Editable packages are commonly used during development; however, these packages are not automatically tracked. To propagate these packages across all worker nodes, we recommend using the Runtime environment py_modules feature. Here is a simple example of how to do that:

import ray
# this package is installed on the head node with `pip install -e my_local_package`
import my_local_package

# adding my_local_package here makes it available to all worker nodes
ray.init(runtime_env={"py_modules": [my_local_package]})

...

Disabling runtime dependency tracking

If you want to skip tracking dependencies, you have a couple of options:

ANYSCALE_SKIP_PYTHON_DEPENDENCY_TRACKING environment variable: Set this variable to skip tracking. For example, use ANYSCALE_SKIP_PYTHON_DEPENDENCY_TRACKING=1 pip install emoji. This option is useful for skipping the installation of specific packages or temporarily disabling this feature.

Disable tracking for the entire workspace: You can disable tracking at any point by going to the dependency tab and toggling the enable option. Once this is toggled off, all subsequent runs will not include any of the previously tracked runtime dependencies.

disable runtime dependency tracking

Environment variables

Within the Dependencies tab, you can add and remove environment variables to the workspace. After modification, open a new terminal or run source ~/.bashrc to reload the environment variables into the current session.

Transition to a production environment

Anyscale installs runtime dependencies on each node as it spins up. Though this method enables flexibility and quick iteration during development, it introduces some challenges for production workloads.

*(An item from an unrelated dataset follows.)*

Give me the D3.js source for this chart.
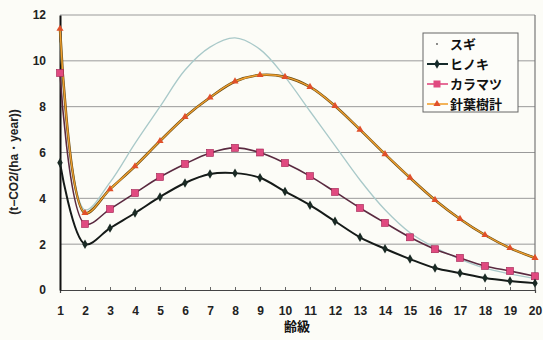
<!DOCTYPE html>
<html><head><meta charset="utf-8">
<script src="https://cdn.jsdelivr.net/npm/d3@7"></script>
<style>body{margin:0;background:#fcfcf7;}svg{display:block;}</style>
</head><body>
<svg id="c" width="543" height="340"></svg>
<script>
const ageClasses = [1,2,3,4,5,6,7,8,9,10,11,12,13,14,15,16,17,18,19,20];
const sugi      = [10.8,3.5,4.7,6.4,8.0,9.6,10.6,11.0,10.5,9.3,7.8,6.3,4.8,3.5,2.5,1.85,1.35,0.95,0.7,0.5];
const hinoki    = [5.55,2.0,2.7,3.36,4.06,4.67,5.06,5.1,4.9,4.3,3.7,3.0,2.3,1.8,1.35,0.96,0.74,0.52,0.39,0.3];
const karamatsu = [9.47,2.88,3.53,4.23,4.93,5.5,5.98,6.2,6.0,5.54,4.97,4.28,3.58,2.93,2.3,1.78,1.4,1.05,0.83,0.6];
const shinyoju  = [11.4,3.36,4.4,5.4,6.5,7.55,8.4,9.1,9.38,9.3,8.86,8.03,7.0,5.93,4.9,3.93,3.1,2.4,1.83,1.4];
const seriesNames = ["スギ","ヒノキ","カラマツ","針葉樹計"];
const yTicks = [0,2,4,6,8,10,12];

const svg = d3.select("#c");
const mLeft = 60, mRight = 535, mTop = 15, mBottom = 290;
const x = d3.scalePoint().domain(ageClasses).range([mLeft, mRight]);
const y = d3.scaleLinear().domain([0,12]).range([mBottom, mTop]);

// gridlines
svg.append("g").selectAll("line").data(yTicks.filter(d=>d>0)).join("line")
  .attr("x1", mLeft).attr("x2", mRight)
  .attr("y1", d=>y(d)).attr("y2", d=>y(d))
  .attr("stroke", "#9a9a9a").attr("stroke-width", 1);
// right border
svg.append("line").attr("x1", mRight).attr("x2", mRight).attr("y1", mTop).attr("y2", mBottom)
  .attr("stroke", "#777").attr("stroke-width", 1.2);

// axes
const font = "'Liberation Sans', Arial, sans-serif";
const xAxis = svg.append("g").attr("transform", `translate(0,${mBottom})`)
  .call(d3.axisBottom(x).tickSize(3).tickPadding(13));
xAxis.select(".domain").attr("stroke", "#444").attr("stroke-width", 1.2);
xAxis.selectAll("line").attr("stroke", "#666").attr("transform","translate(0,-3)");
xAxis.selectAll("text").attr("font-family", font).attr("font-size", 12).attr("font-weight", "bold").attr("fill", "#222");

const yAxis = svg.append("g").attr("transform", `translate(${mLeft},0)`)
  .call(d3.axisLeft(y).tickValues(yTicks).tickSize(0).tickPadding(14));
yAxis.select(".domain").attr("stroke", "#111").attr("stroke-width", 2);
yAxis.selectAll("text").attr("font-family", font).attr("font-size", 12).attr("font-weight", "bold").attr("fill", "#222");

// lines
const line = d3.line().x((d,i)=>x(ageClasses[i])).y(d=>y(d)).curve(d3.curveCatmullRom.alpha(0.5));

svg.append("path").datum(sugi).attr("d", line).attr("fill","none").attr("stroke","#a9c9c9").attr("stroke-width",1.3);

svg.append("path").datum(shinyoju).attr("d", line).attr("fill","none").attr("stroke","#6a4a10").attr("stroke-width",2.6);
svg.append("path").datum(shinyoju).attr("d", line).attr("fill","none").attr("stroke","#f0a030").attr("stroke-width",1.4);
svg.append("g").selectAll("path").data(shinyoju).join("path")
  .attr("d", d3.symbol(d3.symbolTriangle, 22))
  .attr("transform",(d,i)=>`translate(${x(ageClasses[i])},${y(d)})`)
  .attr("fill","#e0502a");

svg.append("path").datum(karamatsu).attr("d", line).attr("fill","none").attr("stroke","#5a2a40").attr("stroke-width",1.6);
svg.append("g").selectAll("rect").data(karamatsu).join("rect")
  .attr("x",(d,i)=>x(ageClasses[i])-3.5).attr("y",d=>y(d)-3.5).attr("width",7).attr("height",7)
  .attr("fill","#e04a80").attr("stroke","#a02050").attr("stroke-width",0.6);

svg.append("path").datum(hinoki).attr("d", line).attr("fill","none").attr("stroke","#151a18").attr("stroke-width",2);
svg.append("g").selectAll("path").data(hinoki).join("path")
  .attr("d", d3.symbol(d3.symbolDiamond, 26))
  .attr("transform",(d,i)=>`translate(${x(ageClasses[i])},${y(d)})`)
  .attr("fill","#1a2a24");

// legend
const lg = svg.append("g");
lg.append("rect").attr("x",423).attr("y",33).attr("width",95).attr("height",79)
  .attr("fill","#fdfdf9").attr("stroke","#666").attr("stroke-width",1);
const ly = [44,64,84,104];
seriesNames.forEach((n,i)=>{
  lg.append("text").attr("x",450).attr("y",ly[i]+5).text(n)
    .attr("font-family","'Noto Sans CJK JP', sans-serif").attr("font-size",13).attr("font-weight","bold").attr("fill","#111");
});
lg.append("circle").attr("cx",437).attr("cy",ly[0]).attr("r",0.9).attr("fill","#555");
lg.append("line").attr("x1",427).attr("x2",448).attr("y1",ly[1]).attr("y2",ly[1]).attr("stroke","#152a2a").attr("stroke-width",2);
lg.append("path").attr("d",d3.symbol(d3.symbolDiamond,26)).attr("transform",`translate(437,${ly[1]})`).attr("fill","#152a2a");
lg.append("line").attr("x1",427).attr("x2",448).attr("y1",ly[2]).attr("y2",ly[2]).attr("stroke","#e04a80").attr("stroke-width",1.6);
lg.append("rect").attr("x",433.5).attr("y",ly[2]-3.5).attr("width",7).attr("height",7).attr("fill","#e04a80");
lg.append("line").attr("x1",427).attr("x2",448).attr("y1",ly[3]).attr("y2",ly[3]).attr("stroke","#f0a030").attr("stroke-width",1.6);
lg.append("path").attr("d",d3.symbol(d3.symbolTriangle,22)).attr("transform",`translate(437,${ly[3]})`).attr("fill","#e0502a");

// axis titles
svg.append("text").attr("transform","translate(18,162) rotate(-90)").attr("text-anchor","middle")
  .text("(t−CO2/(ha・year))").attr("font-family",font).attr("font-size",12).attr("font-weight","bold").attr("fill","#222");
svg.append("text").attr("x",297).attr("y",331).attr("text-anchor","middle").text("齢級")
  .attr("font-family","'Noto Sans CJK JP', sans-serif").attr("font-size",13).attr("font-weight","bold").attr("fill","#111");
</script>
</body></html>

  1. Version variability: Different nodes started at different times might end up with varying versions depending on how strictly defined the requirements are.
  2. Latency issues: Each node must install all dependencies and download data or model weights before performing work, which can lead to significant slowdowns.
  3. Risk of production failure: If an incident occurs with package sources like pip or GitHub, this could lead to failure of the job or service. The following section shows how to solidify dynamic dependencies into stable, optimized images.

Build an optimized image

To build an optimized container image that includes all of these modifications applied to your workspace, select a workspace and navigate to the Dependencies tab. Click Build an optimized image to view the interface where you can find the base image of your workspace, the tracked dependencies, and environment variables automatically generated in a Dockerfile-like format.